Mais une grande partie du livre est consacrée à des anecdotes mettant en scène des personnages historiques, des nobles, des princes, des évêques et des abbés. Le dictionnaire présente donc une galerie peu flatteuse des travers et des turpitudes de l’aristocratie à travers des personnages peu reluisants, cyniques, brutaux, cupides, parfois félons ou ridicules. C’est ainsi qu’au fil des pages nous faisons connaissance avec le Bâtard de BOURBON, soudard et véritable brigand qui aurait “violé une femme sur le corps de son mari” avant de le faire battre et découper ; Antoine de CHABANNES, brillant soldat mais également pillard et voleur ; le terrible chevalier de MONLUC, LOUIS d’ANJOU, frère de CHARLES V  et “fort avide d’argent” ; Guillaume de BELLESME, qui fit assassiner sa femme et s’empara par trahison d’un rival qu’il fit affreusement mutiler ; ou encore le comte de PARDIAC, chef des Écorcheurs.

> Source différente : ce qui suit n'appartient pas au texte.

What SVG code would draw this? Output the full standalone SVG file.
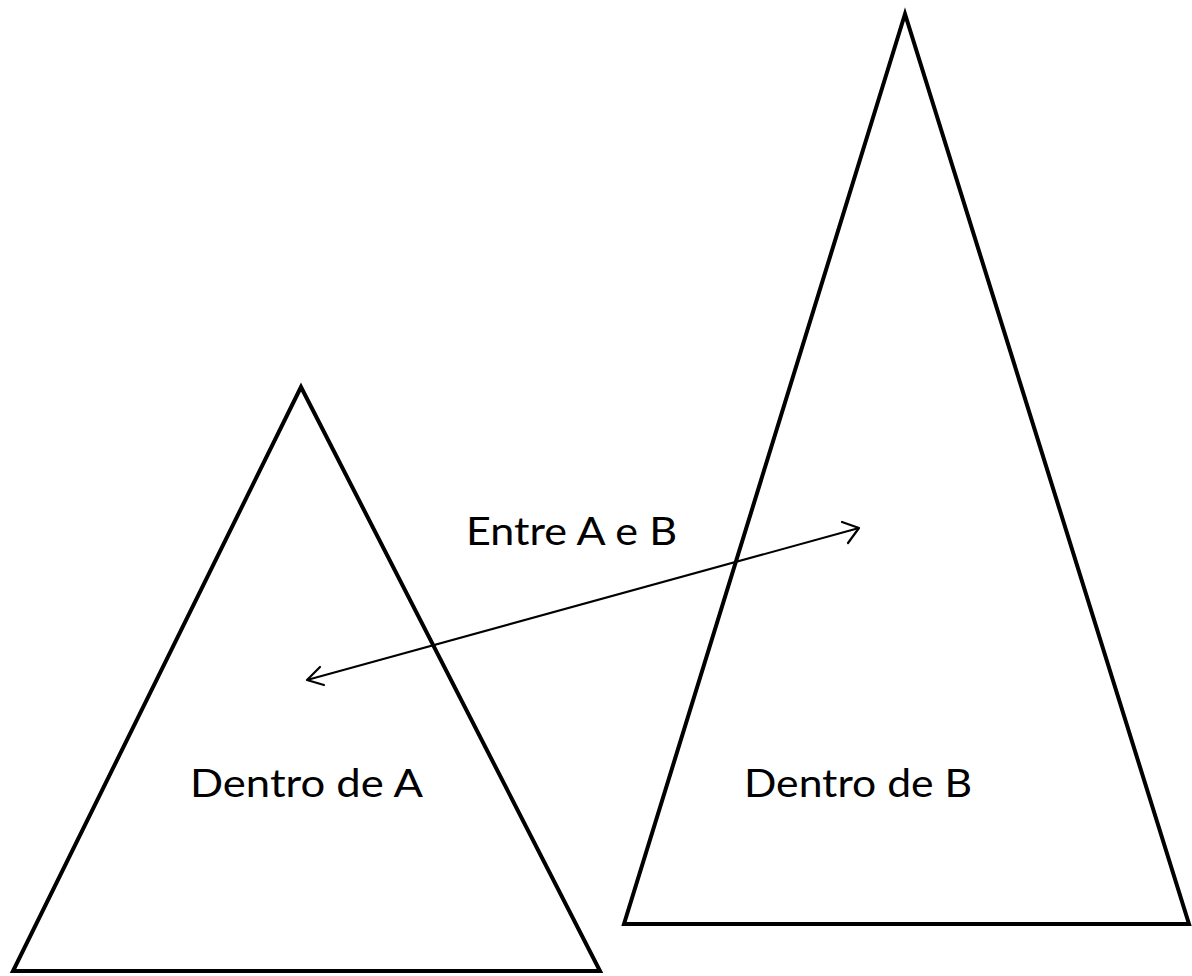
<svg xmlns="http://www.w3.org/2000/svg" width="1192" height="976" viewBox="0 0 1192 976">
<style>
.tri{fill:none;stroke:#000;stroke-width:4;stroke-linejoin:miter;stroke-miterlimit:20}
.lbl{font-family:Lato,"Open Sans","Liberation Sans",sans-serif;font-size:38px;fill:#000}
.conn{stroke:#000;stroke-width:2;fill:none}
.ah{fill:none;stroke:#000;stroke-width:2.2;stroke-linecap:round;stroke-linejoin:round}
</style>
<rect width="1192" height="976" fill="#fff"/>
<g id="triA">
<polygon class="tri" points="301,387 13,971 600,971"/>
<text class="lbl" x="190" y="797" textLength="233" lengthAdjust="spacingAndGlyphs">Dentro de A</text>
</g>
<g id="triB">
<polygon class="tri" points="905,14 624,924 1189,924"/>
<text class="lbl" x="744" y="797" textLength="228" lengthAdjust="spacingAndGlyphs">Dentro de B</text>
</g>
<g id="connectors">
<line class="conn" x1="307" y1="680" x2="859" y2="528"/>
<polyline class="ah" points="320,667 307,680 324,685"/>
<polyline class="ah" points="842,522 859,528 848,543"/>
<text class="lbl" x="466" y="545" textLength="211" lengthAdjust="spacingAndGlyphs">Entre A e B</text>
</g>
</svg>
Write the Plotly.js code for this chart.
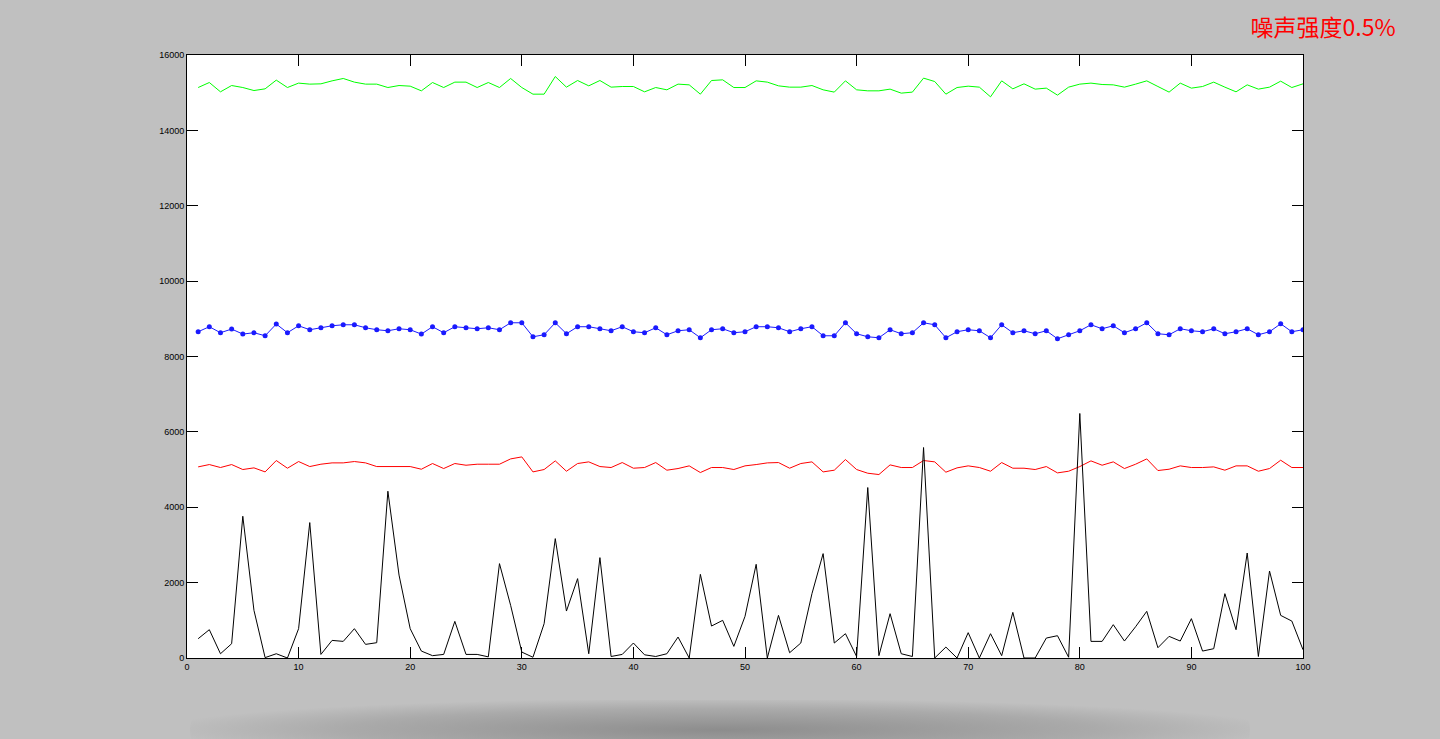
<!DOCTYPE html>
<html>
<head>
<meta charset="utf-8">
<script src="https://cdn.plot.ly/plotly-3.0.1.min.js"></script>
<style>
  html, body { margin:0; padding:0; background:#c0c0c0; overflow:hidden; }
  #chart { width:1440px; height:739px; position:relative; }
  #shade { position:absolute; left:190px; top:700px; width:1060px; height:60px;
           border-radius:30px; background:radial-gradient(ellipse at center, rgba(90,90,90,0.5) 0%, rgba(120,120,120,0.3) 50%, rgba(192,192,192,0) 75%);
           pointer-events:none; }
</style>
</head>
<body>
<div id="chart"></div>
<div id="shade"></div>
<script>
// x positions 1..100
const xs = Array.from({length: 100}, (_, i) => i + 1);

const greenVals = [15137,15270,15023,15190,15137,15057,15102,15333,15137,15254,
  15227,15235,15314,15377,15280,15227,15227,15137,15190,15173,
  15049,15270,15137,15280,15280,15137,15270,15137,15377,15137,
  14961,14961,15429,15147,15323,15182,15323,15147,15164,15164,
  15023,15137,15076,15227,15208,14961,15323,15341,15137,15137,
  15314,15280,15182,15147,15147,15190,15076,15015,15314,15076,
  15049,15049,15094,14988,15015,15386,15296,14961,15137,15173,
  15147,14890,15314,15102,15235,15094,15121,14935,15147,15227,
  15254,15217,15208,15147,15227,15314,15164,15015,15254,15121,
  15164,15280,15147,15023,15208,15094,15147,15306,15137,15235];

const blueVals = [8657,8790,8631,8728,8595,8631,8550,8861,8631,8815,
  8710,8762,8815,8842,8842,8762,8710,8683,8736,8710,
  8595,8790,8631,8790,8762,8736,8762,8710,8895,8895,
  8523,8577,8895,8604,8790,8790,8736,8683,8790,8657,
  8631,8762,8577,8683,8710,8497,8710,8736,8631,8657,
  8790,8790,8762,8657,8736,8790,8550,8550,8895,8604,
  8523,8497,8710,8604,8631,8895,8842,8497,8657,8710,
  8683,8497,8842,8631,8683,8604,8683,8470,8577,8683,
  8842,8736,8815,8631,8736,8895,8604,8577,8736,8683,
  8657,8736,8604,8657,8736,8577,8657,8868,8657,8710];

const redVals = [5071,5133,5054,5133,5001,5045,4938,5240,5036,5213,
  5080,5142,5177,5177,5213,5177,5080,5080,5098,5080,
  5009,5160,5027,5160,5115,5142,5142,5142,5283,5336,
  4938,5001,5230,4956,5160,5204,5080,5054,5186,5036,
  5054,5186,4983,5027,5098,4921,5054,5054,5001,5098,
  5133,5177,5186,5036,5160,5204,4938,4983,5266,5001,
  4903,4868,5124,5054,5054,5240,5204,4930,5045,5098,
  5054,4956,5186,5036,5036,5001,5080,4912,4956,5080,
  5230,5115,5204,5027,5142,5283,4974,5009,5098,5054,
  5054,5071,4983,5098,5098,4956,5027,5248,5054,5054];

const blackVals = [512,751,113,379,3761,1264,10,113,0,778,
  3593,95,467,441,778,361,406,4425,2200,778,
  184,62,95,972,95,95,30,2504,1397,157,
  20,911,3168,1246,2106,113,2663,40,95,397,
  85,40,113,556,0,2220,848,999,308,1105,
  2486,0,1131,140,397,1707,2770,397,645,40,
  4523,62,1176,113,40,5585,0,290,0,672,
  0,645,62,1211,0,0,529,592,20,6488,
  441,441,884,450,830,1238,273,574,450,1044,
  184,247,1707,751,2786,40,2308,1131,980,220];

const xTicks = [0,10,20,30,40,50,60,70,80,90,100];
const yTicks = [0,2000,4000,6000,8000,10000,12000,14000,16000];
const titleText = '噪声强度0.5%';

const traces = [
  {x: xs, y: greenVals, type: 'scatter', mode: 'lines', line: {color: '#00ff00', width: 1}},
  {x: xs, y: blueVals, type: 'scatter', mode: 'lines+markers', line: {color: '#1a1aff', width: 1},
   marker: {color: '#1a1aff', size: 5}},
  {x: xs, y: redVals, type: 'scatter', mode: 'lines', line: {color: '#ff0000', width: 1}},
  {x: xs, y: blackVals, type: 'scatter', mode: 'lines', line: {color: '#000000', width: 1}}
];

const axisCommon = {
  showgrid: false, zeroline: false, showline: true, linecolor: '#000', linewidth: 1,
  mirror: 'ticks', ticks: 'inside', ticklen: 11, tickwidth: 1, tickcolor: '#000',
  tickfont: {family: 'Liberation Sans, Arial, sans-serif', size: 9, color: '#000'},
  fixedrange: true
};

const layout = {
  width: 1440, height: 739,
  paper_bgcolor: '#c0c0c0', plot_bgcolor: '#ffffff',
  margin: {l: 187, r: 137, t: 55, b: 81},
  showlegend: false,
  title: {text: titleText, x: 0.9188, xref: 'container', xanchor: 'center', y: 0.962, yref: 'container', yanchor: 'middle',
          font: {family: 'Noto Sans CJK SC, sans-serif', size: 23, color: '#ff0000'}},
  xaxis: Object.assign({}, axisCommon, {range: [0, 100], tickvals: xTicks, ticktext: xTicks.map(String)}),
  yaxis: Object.assign({}, axisCommon, {range: [0, 16000], tickvals: yTicks, ticktext: yTicks.map(String)})
};

Plotly.newPlot('chart', traces, layout, {displayModeBar: false, staticPlot: true});
</script>
</body>
</html>
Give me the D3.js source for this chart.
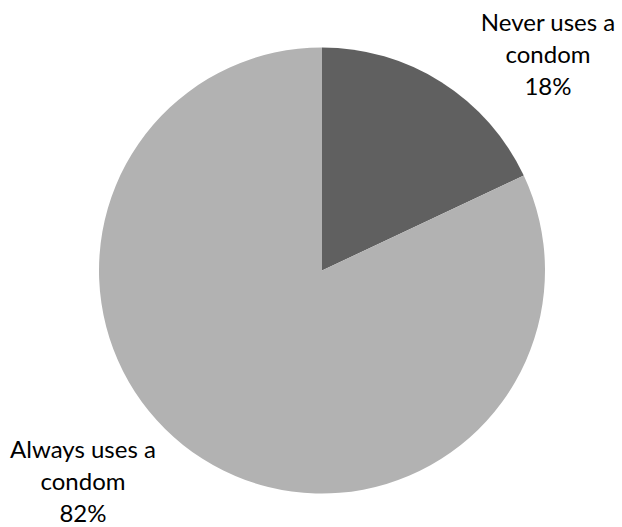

La parution de notre ouvrage a été précédée de peu par celle d’un autre titre consacré au même sujet, mais traité de manière plus polémique et agressive. Il s’agit du Dictionnaire féodal rédigé par Jacques COLLIN du PLANCY, futur auteur du célèbre Dictionnaire infernal. Ce livre est marqué par un ton nettement plus anticlérical et plus “voltairien” que celui de notre Dictionnaire de l’Ancien Régime et des abus féodaux. Le ou les auteurs de ce dernier revendiquent d’ailleurs l’antériorité de leur travail, accusant celui qui les a finalement précédés d’avoir récupéré leur idée. Une réclamation en paternité du projet sera d’ailleurs adressée à plusieurs journaux, que certains accepteront de publier.